6. Formalizations, Generalizations, and Unified Frameworks
The "two-component" framework treats quantum uncertainty as the composition of (i) a state–observable derived quantum probability distribution and (ii) a classical uncertainty function—variance, entropy, geometric, or sine-defined—subject to axioms of vanishing for certainty, maximizing for uniformity, symmetry, and concavity. This architecture unifies informational, metrological, and purity-based quantifiers, ensuring all such are operational and bounded (Gudder, 7 Aug 2024).
Measurement uncertainty relations are optimally quantified using semidefinite programming given arbitrary cost functions, operationally interpreting error through optimal transport distances between the marginals of joint measurements and ideal observables for every input state.
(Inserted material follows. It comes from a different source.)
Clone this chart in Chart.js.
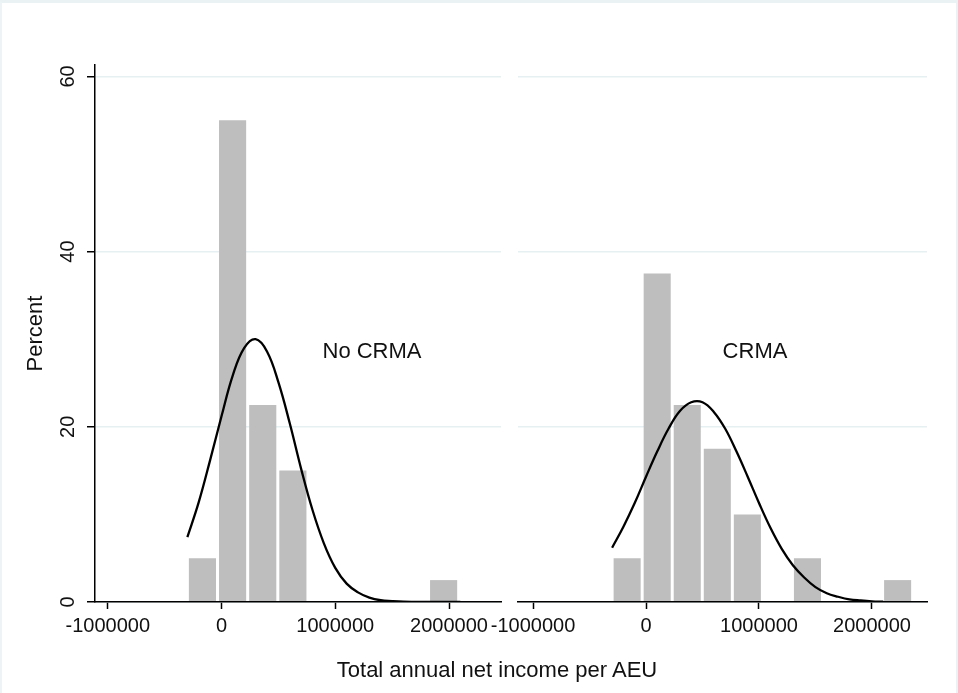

This yields valid state-independent uncertainty regions, higher-order joint-uncertainty measures, and their respective tradeoffs (Schwonnek et al., 2016).
7. Applications and Implications
Quantum uncertainty quantification enables:
- Rigorous confidence intervals and error bars for quantum chemical energies, observables, and reaction barriers, crucial for actionable computational predictions (Reiher, 2021, Vinod et al., 21 Aug 2025)
- Model validation and interpretability in quantum simulations, including evidence-based assessment of model consistency and guidelines for reliable extrapolation (Oreluk et al., 2018, Godbey et al., 2022)
- Set-based probabilistic prediction with provable coverage in quantum machine learning, integrating hardware noise and shot stochasticity (Park et al., 2023, Wendlinger et al., 20 Jul 2025)
- Calibration of digital quantum simulations and distributed quantum models under realistic noise profiles, with robust propagation of uncertainty from hardware to application layer (Otgonbaatar et al., 29 Oct 2024)
- Operational certification of cryptographically secure randomness, via entropic uncertainty relations and min/max entropy-based bounds (Vallone et al., 2014)
- Estimation and separation of quantum versus classical (statistical) origins of experimental uncertainty, enabling improved understanding of contextuality and disturbance (Budiyono, 13 Dec 2024, Zhao et al., 2021)
A plausible implication is that future developments in quantum uncertainty quantification will continue to blend foundational statistical principles, information-theoretic constraints, and hardware-aware probabilistic modeling, underpinning the next generation of quantum computational assurance, verification, and robust inference.